Task.
Find, in the records below, the line that contains "What matplotlib code" and the line that contains "ax.axhline(0, color='black', lw=2.0, zorder=2)". Copy those two lines and everything between them exactly, but not the pictures.

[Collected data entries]
+--

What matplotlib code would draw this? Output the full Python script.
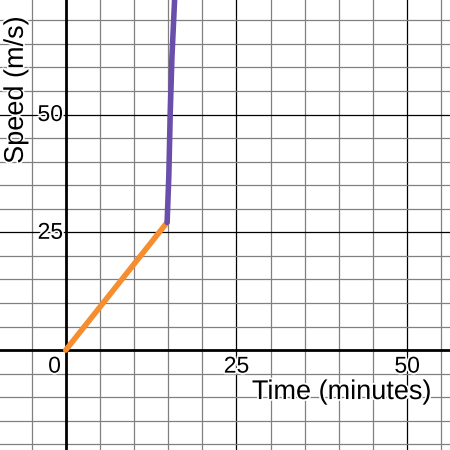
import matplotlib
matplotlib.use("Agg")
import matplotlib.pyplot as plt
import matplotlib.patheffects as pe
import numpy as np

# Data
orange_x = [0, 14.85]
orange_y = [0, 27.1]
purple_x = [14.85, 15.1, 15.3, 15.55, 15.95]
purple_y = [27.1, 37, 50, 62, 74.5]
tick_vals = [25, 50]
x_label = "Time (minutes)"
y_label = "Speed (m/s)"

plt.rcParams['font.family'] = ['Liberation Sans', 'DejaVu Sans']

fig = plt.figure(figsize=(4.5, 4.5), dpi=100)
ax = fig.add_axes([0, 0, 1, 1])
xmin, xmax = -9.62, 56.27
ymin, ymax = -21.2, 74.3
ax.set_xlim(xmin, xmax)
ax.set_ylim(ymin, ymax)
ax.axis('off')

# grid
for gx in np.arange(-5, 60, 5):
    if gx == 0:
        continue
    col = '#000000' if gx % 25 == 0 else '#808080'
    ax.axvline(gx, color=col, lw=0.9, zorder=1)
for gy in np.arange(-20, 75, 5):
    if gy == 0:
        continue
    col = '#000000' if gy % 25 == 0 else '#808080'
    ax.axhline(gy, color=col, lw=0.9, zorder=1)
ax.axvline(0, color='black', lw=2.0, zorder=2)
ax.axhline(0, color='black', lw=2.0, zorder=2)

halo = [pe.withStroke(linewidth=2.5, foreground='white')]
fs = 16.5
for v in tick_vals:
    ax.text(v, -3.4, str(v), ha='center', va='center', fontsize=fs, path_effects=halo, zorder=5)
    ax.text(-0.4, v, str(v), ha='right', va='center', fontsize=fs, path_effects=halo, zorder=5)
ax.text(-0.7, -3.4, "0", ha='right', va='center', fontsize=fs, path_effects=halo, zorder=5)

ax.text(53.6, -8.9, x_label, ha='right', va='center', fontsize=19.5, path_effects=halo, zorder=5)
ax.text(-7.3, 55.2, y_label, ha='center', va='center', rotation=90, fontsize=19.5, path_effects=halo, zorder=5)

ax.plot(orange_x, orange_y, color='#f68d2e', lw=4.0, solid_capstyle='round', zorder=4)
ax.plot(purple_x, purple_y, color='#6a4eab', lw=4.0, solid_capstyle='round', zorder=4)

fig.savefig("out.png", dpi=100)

+--

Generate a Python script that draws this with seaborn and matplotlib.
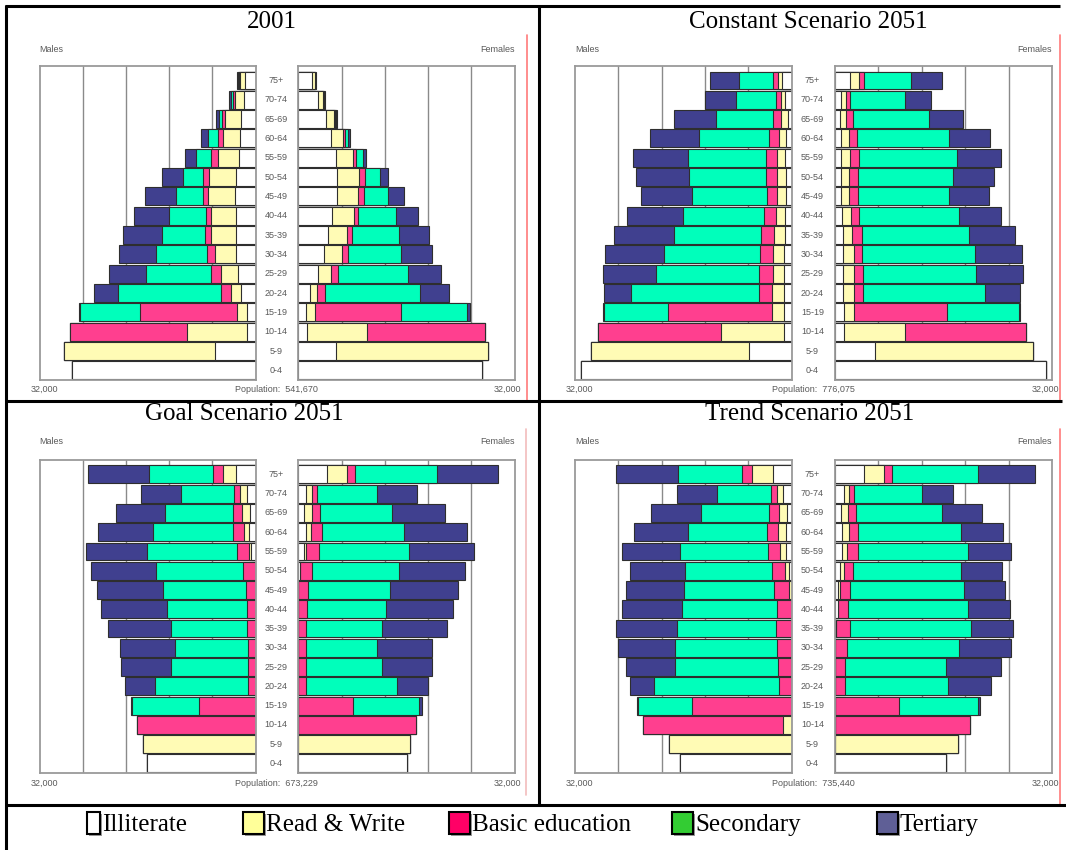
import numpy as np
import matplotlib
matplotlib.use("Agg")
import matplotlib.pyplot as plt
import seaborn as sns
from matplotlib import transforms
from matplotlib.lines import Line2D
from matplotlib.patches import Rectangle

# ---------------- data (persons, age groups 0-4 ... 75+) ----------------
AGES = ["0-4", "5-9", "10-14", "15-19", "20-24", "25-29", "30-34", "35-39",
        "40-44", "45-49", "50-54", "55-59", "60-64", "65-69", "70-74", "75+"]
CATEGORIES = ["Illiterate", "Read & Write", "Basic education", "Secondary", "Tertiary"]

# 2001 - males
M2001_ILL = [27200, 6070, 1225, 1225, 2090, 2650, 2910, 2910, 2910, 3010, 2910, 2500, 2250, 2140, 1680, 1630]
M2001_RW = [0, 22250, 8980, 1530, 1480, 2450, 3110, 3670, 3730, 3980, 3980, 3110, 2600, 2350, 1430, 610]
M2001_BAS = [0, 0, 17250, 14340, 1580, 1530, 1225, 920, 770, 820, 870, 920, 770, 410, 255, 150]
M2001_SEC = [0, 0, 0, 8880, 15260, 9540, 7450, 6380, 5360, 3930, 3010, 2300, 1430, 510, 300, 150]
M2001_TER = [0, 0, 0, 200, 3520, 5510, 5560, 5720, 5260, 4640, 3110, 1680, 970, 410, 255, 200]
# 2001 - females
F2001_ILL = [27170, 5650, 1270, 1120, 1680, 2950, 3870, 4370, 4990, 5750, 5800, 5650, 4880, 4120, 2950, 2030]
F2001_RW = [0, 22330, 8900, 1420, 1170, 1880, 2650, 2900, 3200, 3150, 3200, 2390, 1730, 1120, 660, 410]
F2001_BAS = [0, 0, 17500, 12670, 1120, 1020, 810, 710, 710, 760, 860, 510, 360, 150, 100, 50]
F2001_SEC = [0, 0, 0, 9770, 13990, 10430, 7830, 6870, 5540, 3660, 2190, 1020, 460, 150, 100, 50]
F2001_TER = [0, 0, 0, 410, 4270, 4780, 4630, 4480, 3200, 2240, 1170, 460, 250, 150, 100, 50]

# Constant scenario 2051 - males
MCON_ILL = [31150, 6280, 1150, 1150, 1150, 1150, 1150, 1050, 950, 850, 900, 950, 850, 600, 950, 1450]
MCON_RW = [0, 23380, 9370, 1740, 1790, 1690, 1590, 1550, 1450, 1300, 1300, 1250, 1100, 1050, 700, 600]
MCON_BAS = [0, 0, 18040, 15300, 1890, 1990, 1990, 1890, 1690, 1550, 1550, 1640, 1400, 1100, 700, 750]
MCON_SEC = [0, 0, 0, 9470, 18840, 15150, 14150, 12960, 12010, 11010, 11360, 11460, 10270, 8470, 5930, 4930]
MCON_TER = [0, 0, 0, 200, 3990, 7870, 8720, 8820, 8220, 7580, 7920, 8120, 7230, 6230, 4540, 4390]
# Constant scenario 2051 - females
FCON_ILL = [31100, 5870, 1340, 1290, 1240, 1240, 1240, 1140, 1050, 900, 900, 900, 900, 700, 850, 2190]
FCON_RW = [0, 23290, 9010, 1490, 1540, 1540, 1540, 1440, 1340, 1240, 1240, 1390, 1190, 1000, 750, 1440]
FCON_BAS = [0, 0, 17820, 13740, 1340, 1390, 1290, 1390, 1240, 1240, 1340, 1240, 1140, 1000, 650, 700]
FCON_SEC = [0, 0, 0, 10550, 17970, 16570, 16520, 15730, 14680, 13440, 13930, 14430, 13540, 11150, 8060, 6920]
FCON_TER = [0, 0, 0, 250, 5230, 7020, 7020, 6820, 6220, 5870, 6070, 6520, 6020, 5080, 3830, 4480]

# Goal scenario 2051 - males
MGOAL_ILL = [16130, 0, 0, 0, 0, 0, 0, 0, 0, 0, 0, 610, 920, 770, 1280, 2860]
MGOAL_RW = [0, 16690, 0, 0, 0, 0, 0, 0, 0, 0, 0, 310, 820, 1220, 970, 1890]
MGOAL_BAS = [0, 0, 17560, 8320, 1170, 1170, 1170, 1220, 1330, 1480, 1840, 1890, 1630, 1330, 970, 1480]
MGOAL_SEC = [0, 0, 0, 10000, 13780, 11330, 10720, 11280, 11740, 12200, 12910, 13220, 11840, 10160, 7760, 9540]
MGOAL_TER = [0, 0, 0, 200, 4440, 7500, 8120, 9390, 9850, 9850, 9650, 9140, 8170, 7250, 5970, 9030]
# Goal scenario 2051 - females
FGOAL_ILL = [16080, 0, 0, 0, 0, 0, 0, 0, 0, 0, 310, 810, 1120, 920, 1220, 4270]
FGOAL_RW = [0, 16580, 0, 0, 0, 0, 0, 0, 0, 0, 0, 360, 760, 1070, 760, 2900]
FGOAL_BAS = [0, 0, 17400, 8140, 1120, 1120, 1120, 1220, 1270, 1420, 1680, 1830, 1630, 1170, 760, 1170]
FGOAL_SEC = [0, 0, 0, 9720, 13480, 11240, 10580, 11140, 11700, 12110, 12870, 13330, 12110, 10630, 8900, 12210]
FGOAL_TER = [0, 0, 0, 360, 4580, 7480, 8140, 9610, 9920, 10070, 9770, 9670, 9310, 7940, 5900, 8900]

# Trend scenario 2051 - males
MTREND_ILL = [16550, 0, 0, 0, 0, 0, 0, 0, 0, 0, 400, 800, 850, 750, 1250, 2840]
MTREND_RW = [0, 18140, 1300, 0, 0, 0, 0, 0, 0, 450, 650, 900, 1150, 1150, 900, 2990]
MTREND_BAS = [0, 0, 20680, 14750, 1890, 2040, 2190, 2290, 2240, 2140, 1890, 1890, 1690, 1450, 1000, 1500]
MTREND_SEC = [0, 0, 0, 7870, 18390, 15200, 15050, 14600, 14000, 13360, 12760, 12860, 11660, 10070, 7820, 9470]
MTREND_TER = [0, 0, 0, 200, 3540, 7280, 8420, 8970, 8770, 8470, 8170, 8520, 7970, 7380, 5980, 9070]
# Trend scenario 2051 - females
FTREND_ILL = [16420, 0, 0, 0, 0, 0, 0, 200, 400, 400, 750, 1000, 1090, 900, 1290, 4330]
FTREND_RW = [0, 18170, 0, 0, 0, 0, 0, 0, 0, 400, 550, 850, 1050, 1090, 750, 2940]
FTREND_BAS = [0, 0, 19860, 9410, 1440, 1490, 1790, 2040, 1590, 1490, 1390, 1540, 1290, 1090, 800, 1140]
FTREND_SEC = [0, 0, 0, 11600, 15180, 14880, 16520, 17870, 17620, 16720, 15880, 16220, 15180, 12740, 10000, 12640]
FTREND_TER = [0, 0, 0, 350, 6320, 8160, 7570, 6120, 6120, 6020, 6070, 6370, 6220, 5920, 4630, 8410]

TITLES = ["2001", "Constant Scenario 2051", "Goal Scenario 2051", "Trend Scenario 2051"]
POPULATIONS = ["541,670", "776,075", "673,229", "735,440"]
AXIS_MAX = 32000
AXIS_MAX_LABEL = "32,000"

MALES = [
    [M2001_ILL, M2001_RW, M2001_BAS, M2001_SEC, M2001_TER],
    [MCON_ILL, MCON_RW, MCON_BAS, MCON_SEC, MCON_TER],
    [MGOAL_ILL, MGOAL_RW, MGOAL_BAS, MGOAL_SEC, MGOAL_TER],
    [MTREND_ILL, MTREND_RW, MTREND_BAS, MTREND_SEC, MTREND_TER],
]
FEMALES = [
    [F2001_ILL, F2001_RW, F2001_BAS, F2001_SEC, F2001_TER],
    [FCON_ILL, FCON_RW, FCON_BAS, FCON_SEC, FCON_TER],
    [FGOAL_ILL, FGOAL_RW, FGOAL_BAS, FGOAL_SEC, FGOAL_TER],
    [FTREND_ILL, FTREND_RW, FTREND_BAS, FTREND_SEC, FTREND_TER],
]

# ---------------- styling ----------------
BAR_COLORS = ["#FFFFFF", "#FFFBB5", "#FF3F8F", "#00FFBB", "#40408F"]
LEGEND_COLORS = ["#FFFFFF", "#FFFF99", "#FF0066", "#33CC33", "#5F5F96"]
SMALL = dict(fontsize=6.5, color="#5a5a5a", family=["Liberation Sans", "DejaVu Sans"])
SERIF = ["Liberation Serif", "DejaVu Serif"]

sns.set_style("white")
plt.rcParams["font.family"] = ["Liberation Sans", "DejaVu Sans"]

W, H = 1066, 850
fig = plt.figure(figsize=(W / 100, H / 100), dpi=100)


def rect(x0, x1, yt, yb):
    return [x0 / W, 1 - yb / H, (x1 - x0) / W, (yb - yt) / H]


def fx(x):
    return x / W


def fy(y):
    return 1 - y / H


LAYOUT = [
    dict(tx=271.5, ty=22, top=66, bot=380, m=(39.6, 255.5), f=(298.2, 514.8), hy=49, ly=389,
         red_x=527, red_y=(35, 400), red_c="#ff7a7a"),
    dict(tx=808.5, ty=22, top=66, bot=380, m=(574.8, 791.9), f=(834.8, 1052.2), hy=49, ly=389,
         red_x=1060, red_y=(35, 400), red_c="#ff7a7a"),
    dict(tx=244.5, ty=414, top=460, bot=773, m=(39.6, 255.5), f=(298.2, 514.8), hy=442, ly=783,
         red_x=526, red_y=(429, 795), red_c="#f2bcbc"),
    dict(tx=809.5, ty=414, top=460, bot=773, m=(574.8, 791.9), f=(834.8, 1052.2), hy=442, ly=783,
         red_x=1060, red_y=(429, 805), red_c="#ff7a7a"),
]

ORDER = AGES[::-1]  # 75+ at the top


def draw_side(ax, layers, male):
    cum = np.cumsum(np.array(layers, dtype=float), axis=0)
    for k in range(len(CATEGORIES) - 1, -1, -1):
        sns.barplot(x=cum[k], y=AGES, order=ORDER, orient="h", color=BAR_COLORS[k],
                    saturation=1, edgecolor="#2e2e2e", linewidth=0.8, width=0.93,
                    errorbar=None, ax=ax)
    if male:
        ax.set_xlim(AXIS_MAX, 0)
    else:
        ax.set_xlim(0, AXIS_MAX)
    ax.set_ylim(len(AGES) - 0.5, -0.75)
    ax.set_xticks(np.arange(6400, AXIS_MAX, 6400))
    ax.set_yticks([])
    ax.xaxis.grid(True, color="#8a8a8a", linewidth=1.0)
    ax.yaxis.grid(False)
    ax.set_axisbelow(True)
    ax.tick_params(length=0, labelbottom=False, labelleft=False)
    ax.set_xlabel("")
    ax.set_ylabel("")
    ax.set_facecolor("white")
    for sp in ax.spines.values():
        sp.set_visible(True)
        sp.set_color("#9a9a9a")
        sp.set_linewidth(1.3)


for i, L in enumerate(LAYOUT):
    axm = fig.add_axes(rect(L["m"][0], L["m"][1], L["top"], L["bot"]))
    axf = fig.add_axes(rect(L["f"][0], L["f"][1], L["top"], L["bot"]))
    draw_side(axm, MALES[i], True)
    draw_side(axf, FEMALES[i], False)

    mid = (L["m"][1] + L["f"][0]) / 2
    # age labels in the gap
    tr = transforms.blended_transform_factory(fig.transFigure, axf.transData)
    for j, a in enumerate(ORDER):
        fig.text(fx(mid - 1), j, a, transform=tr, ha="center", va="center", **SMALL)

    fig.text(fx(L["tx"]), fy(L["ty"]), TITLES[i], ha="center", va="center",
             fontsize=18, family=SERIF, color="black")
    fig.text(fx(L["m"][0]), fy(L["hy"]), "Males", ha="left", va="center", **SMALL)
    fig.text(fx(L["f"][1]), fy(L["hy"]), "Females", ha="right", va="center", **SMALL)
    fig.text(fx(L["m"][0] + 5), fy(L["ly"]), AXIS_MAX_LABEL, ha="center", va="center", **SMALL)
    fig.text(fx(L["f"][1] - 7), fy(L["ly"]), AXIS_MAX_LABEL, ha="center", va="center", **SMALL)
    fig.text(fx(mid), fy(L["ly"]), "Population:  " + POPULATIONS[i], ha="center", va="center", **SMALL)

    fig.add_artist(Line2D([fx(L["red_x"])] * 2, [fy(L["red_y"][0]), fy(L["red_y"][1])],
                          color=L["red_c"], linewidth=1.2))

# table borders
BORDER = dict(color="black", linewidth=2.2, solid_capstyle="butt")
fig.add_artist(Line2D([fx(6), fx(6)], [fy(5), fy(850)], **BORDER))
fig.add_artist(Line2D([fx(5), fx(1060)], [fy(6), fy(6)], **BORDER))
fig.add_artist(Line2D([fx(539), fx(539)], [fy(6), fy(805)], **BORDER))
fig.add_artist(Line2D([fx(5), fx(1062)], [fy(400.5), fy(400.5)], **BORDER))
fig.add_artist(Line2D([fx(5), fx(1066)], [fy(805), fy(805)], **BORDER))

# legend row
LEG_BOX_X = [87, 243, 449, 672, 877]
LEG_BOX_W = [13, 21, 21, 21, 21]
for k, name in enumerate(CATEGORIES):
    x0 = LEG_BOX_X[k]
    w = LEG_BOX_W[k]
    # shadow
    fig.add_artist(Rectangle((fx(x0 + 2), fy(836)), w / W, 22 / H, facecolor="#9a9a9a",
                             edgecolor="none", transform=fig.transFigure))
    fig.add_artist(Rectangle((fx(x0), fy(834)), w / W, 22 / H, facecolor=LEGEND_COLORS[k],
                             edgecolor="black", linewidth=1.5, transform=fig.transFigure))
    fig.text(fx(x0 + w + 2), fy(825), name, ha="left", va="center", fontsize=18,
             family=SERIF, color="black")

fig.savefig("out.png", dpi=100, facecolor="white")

+--

Exercise result.
What matplotlib code would draw this? Output the full Python script.
import matplotlib
matplotlib.use("Agg")
import matplotlib.pyplot as plt
import matplotlib.patheffects as pe
import numpy as np

# Data
orange_x = [0, 14.85]
orange_y = [0, 27.1]
purple_x = [14.85, 15.1, 15.3, 15.55, 15.95]
purple_y = [27.1, 37, 50, 62, 74.5]
tick_vals = [25, 50]
x_label = "Time (minutes)"
y_label = "Speed (m/s)"

plt.rcParams['font.family'] = ['Liberation Sans', 'DejaVu Sans']

fig = plt.figure(figsize=(4.5, 4.5), dpi=100)
ax = fig.add_axes([0, 0, 1, 1])
xmin, xmax = -9.62, 56.27
ymin, ymax = -21.2, 74.3
ax.set_xlim(xmin, xmax)
ax.set_ylim(ymin, ymax)
ax.axis('off')

# grid
for gx in np.arange(-5, 60, 5):
    if gx == 0:
        continue
    col = '#000000' if gx % 25 == 0 else '#808080'
    ax.axvline(gx, color=col, lw=0.9, zorder=1)
for gy in np.arange(-20, 75, 5):
    if gy == 0:
        continue
    col = '#000000' if gy % 25 == 0 else '#808080'
    ax.axhline(gy, color=col, lw=0.9, zorder=1)
ax.axvline(0, color='black', lw=2.0, zorder=2)
ax.axhline(0, color='black', lw=2.0, zorder=2)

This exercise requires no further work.